И так всегда, все видели, что Леонид Красин, «Никитич», «Винтер», «Зимин» — исключительный человек.
— Не знаю товарища, который был бы так надёжно наш, как «Никитич», — сказал о нём мой земляк «выборжец» П.Л. Скороходов во дни наступления Юденича на Петербург, как раз в тот день, когда отряды Юденича, наступая на Тосно, грозили отрезать Петербург от Москвы.
В тот день многие в Петербурге растерялись, подчиняясь панике, а Леонид, стоя у окна в моей квартире на Кронверкском и слушая, как бухает пушка броненосца, ворчал:
— В Гавани, вероятно, крыши сносит с домов и все стёкла в окнах к чорту летят. Раззор!
Кто-то спросил его:
— Отразим?
— Конечно, прогоним. Дураки — убегут, а убытки останутся. И удивлённо передёрнул плечами:
— Чего лезут, чорт их побери? Ведь и слепому ясно, что дело их — дохлое.
Затем пожаловался:
— Ну, и накурено у вас! Дышать нечем!
Он возбуждал к себе в людях настолько глубокую симпатию, что иногда она принимала характер романтический. Я знаю, что по его слову люди благодарно и весело шли на самые рискованные предприятия.

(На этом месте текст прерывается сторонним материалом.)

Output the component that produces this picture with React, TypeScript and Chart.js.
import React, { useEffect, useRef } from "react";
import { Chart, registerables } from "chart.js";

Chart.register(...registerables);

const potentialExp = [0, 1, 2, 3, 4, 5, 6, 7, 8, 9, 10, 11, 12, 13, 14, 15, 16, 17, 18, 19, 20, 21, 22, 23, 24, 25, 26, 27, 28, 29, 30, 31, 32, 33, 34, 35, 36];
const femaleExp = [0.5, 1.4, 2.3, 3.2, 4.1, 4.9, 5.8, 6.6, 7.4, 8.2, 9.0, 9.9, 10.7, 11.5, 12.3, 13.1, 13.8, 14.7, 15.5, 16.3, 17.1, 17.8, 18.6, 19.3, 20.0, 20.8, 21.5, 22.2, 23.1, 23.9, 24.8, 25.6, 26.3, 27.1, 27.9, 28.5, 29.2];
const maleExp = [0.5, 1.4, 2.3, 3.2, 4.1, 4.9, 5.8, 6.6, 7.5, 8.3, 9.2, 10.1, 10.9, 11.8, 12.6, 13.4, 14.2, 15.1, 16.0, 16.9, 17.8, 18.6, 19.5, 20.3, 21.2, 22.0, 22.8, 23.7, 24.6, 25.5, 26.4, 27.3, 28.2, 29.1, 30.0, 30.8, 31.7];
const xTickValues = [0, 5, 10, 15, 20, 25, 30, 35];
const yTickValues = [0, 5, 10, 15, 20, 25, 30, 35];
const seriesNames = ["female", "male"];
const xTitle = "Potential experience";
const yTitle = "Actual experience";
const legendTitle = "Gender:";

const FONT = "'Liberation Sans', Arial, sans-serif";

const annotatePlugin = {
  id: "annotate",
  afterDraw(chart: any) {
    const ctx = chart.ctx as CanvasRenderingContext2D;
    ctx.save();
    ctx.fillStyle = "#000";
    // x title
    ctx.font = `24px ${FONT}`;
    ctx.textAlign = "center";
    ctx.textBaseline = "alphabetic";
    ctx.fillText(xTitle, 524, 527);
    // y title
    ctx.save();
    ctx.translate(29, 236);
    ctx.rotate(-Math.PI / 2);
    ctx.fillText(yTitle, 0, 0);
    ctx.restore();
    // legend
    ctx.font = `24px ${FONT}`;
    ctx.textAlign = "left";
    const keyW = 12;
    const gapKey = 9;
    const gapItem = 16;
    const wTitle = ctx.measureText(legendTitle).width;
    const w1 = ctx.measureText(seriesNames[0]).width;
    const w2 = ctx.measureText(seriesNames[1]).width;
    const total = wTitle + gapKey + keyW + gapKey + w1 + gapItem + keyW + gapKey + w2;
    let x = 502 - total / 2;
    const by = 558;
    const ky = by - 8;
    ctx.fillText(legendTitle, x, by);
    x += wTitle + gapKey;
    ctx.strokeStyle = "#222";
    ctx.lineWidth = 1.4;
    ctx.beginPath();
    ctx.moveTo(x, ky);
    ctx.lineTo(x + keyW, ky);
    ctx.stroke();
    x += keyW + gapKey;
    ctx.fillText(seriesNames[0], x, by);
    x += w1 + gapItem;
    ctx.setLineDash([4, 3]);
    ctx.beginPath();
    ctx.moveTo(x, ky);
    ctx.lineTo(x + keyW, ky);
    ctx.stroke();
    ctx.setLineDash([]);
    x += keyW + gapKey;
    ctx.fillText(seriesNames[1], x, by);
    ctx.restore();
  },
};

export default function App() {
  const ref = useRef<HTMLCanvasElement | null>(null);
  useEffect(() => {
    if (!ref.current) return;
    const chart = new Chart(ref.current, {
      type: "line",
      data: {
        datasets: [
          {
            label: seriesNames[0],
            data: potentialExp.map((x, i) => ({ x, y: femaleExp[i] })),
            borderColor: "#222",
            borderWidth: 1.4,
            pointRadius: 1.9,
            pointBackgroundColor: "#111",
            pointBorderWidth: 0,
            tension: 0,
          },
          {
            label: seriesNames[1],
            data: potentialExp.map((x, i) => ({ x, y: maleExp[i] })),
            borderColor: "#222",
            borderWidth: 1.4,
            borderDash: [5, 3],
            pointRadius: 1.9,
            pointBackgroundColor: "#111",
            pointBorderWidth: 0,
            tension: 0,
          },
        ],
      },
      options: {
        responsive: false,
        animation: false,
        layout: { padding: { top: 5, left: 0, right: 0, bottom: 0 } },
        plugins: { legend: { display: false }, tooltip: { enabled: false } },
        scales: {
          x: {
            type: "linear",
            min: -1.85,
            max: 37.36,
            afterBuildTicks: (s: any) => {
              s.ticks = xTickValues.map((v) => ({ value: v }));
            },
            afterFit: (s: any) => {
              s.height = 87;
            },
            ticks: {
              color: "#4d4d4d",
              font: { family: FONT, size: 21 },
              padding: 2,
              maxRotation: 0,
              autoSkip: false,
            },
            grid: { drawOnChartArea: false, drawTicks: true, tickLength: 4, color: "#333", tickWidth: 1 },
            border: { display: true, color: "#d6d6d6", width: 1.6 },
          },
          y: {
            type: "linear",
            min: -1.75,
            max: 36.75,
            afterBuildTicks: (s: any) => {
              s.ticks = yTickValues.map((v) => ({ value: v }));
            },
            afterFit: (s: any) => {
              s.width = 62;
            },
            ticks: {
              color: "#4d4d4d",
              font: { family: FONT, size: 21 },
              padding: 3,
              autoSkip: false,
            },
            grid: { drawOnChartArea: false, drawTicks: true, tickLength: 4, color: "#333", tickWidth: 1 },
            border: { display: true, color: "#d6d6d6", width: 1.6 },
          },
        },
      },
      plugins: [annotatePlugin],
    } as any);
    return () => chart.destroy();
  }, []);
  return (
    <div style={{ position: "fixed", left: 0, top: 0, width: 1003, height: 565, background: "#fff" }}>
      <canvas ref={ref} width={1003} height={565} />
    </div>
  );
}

Знаменитый «Камо», «Чорт»-Богомолов, Грожан, убитый в Москве чёрной сотней, один из тех рабочих, с которыми Леонид устраивал подпольную типографию в 1904 году в Москве, кажется, на Лесной улице, — все, кого я знал и кто знал Красина, говорили о нём, как о человеке почти легендарном.

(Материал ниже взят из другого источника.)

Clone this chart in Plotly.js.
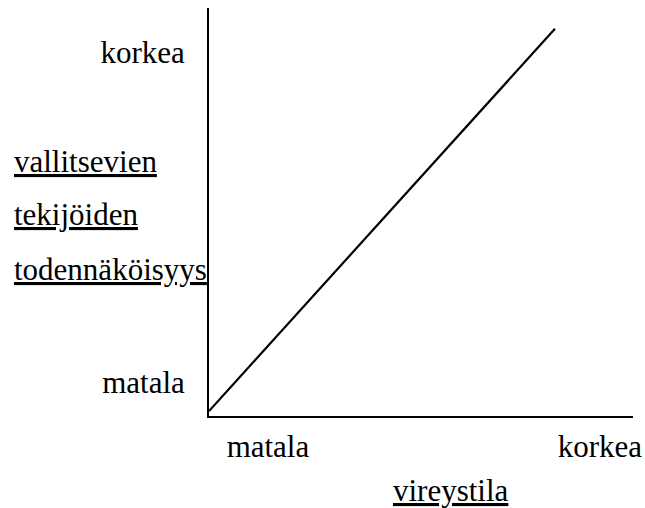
<!DOCTYPE html>
<html>
<head>
<meta charset="utf-8">
<script src="https://cdn.plot.ly/plotly-3.0.1.min.js"></script>
<style>
  html, body { margin: 0; padding: 0; background: #fff; }
  #chart { width: 645px; height: 508px; }
</style>
</head>
<body>
<div id="chart"></div>
<script>
// Vireystila (x) vs. vallitsevien tekijöiden todennäköisyys (y)
const vireystila = [0, 81.6];
const todennakoisyys = [1.2, 94.9];

// Axis end labels
const xTickVals = [13.9, 92.2];
const yTickVals = [8.3, 89.2];
const tickTexts = ['matala', 'korkea'];

// Axis titles
const xTitle = 'vireystila';
const yTitleLines = ['vallitsevien', 'tekijöiden', 'todennäköisyys'];

const FONT = '"Liberation Serif", "DejaVu Serif", serif';
const FS = 31;
const baseFont = { family: FONT, size: FS, color: '#000' };

const trace = {
  x: vireystila,
  y: todennakoisyys,
  type: 'scatter',
  mode: 'lines',
  line: { color: '#000', width: 2.2 },
  hoverinfo: 'skip',
  showlegend: false
};

// Three-line y title, each line underlined, left aligned
const yTitleY = [0.625, 0.495, 0.358];
const annotations = yTitleLines.map((t, i) => ({
  text: '<u>' + t + '</u>',
  xref: 'paper', yref: 'paper',
  x: -0.4646, y: yTitleY[i],
  xanchor: 'left', yanchor: 'middle',
  showarrow: false,
  font: baseFont
}));

// x title, underlined
annotations.push({
  text: '<u>' + xTitle + '</u>',
  xref: 'paper', yref: 'paper',
  x: 0.571, y: -0.182,
  xanchor: 'center', yanchor: 'middle',
  showarrow: false,
  font: baseFont
});

const layout = {
  width: 645,
  height: 508,
  margin: { l: 209, r: 12, t: 8, b: 92 },
  paper_bgcolor: '#fff',
  plot_bgcolor: '#fff',
  font: baseFont,
  showlegend: false,
  xaxis: {
    range: [0, 100],
    showgrid: false,
    zeroline: false,
    showline: true,
    linecolor: '#000',
    linewidth: 2,
    ticks: '',
    tickvals: xTickVals,
    ticktext: tickTexts,
    ticklabelstandoff: 2,
    tickfont: baseFont,
    fixedrange: true
  },
  yaxis: {
    range: [0, 100],
    showgrid: false,
    zeroline: false,
    showline: true,
    linecolor: '#000',
    linewidth: 2,
    ticks: '',
    tickvals: yTickVals,
    ticktext: tickTexts,
    ticklabelstandoff: 16,
    tickfont: baseFont,
    fixedrange: true
  },
  annotations: annotations
};

Plotly.newPlot('chart', [trace], layout, { displayModeBar: false, staticPlot: true });
</script>
</body>
</html>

И, может быть, лучше всех сказал о нём мой друг, доктор Алексин, человек, относившийся к революции равнодушно, к революционерам — скептически, находя, что «от них пахнет непрожёванными книгами», — сам он никаких книг не «жевал». Однажды я сидел с доктором у Леонида Андреева, в Грузинах, а Красин приехал туда за мною по какому-то делу. Андреев был плохо настроен и как-то неловко, неуместно заговорил, что он не может верить в благодетельное воздействие революции на людей. Красин тоже был не в духе, озабочен; послушав пессимистические изъявления хозяина, он спросил:
— Если вы утверждаете, что мыться не стоит, — зачем же мыло варить? А ведь вы написали «Василия Фивейского», «Красный смех» и ещё немало вещей, революционное значение которых — вне спора.
И, как это нередко бывало с Леонидом Борисовичем, он вдруг вспыхнул, засверкал красивыми глазами и произнёс одну из тех речей, которые, если и не могут убедить противника, то совершенно обезоруживают его. Все знают, как великолепно мог говорить Красин, когда бывал «в ударе». И во время его речи доктор Алексин шопотом сказал мне:
— Вот от этого пахнет историей.
В Куоккале и на Капри, в Берлине, где Красин, работая у Сименса-Шуккерта или у Сименса-Гальске за триста марок в месяц, едва перебивался с семьёю, в моей квартире, в доме, где теперь ВЦИК, в Петербурге, работая по установке освещения на военных судах, везде, где «Никитич» встречался со мной, он вызывал у меня впечатление человека несокрушимой, неисчерпаемой энергии. Известно, что он не сразу пошёл работать с советской властью, у него, как у многих в 17–18 годах, были колебания.
— Не сладят, — говорил он мне. — Но, разумеется, эта революция даст ещё больше бойцов для будущей, несравнимо больше, чем дали пятый, шестой год. Третья революция будет окончательной и разразится скоро. А сейчас будет, кажется, только анархия, мужицкий бунт.
Но он скоро убедился, что «сладят», и тотчас же встал на работу. И тотчас же предложил мне организовать «Комиссию по улучшению быта учёных».
— Если буржуазия умела — хотя и не очень ловко — пользоваться силами квалифицированной интеллигенции, тем более должны уметь делать это мы, — говорил он. — Ильич совершенно согласен со мною, необходимо дать учёным всё, что только мы можем дать в этих дьявольски трудных условиях.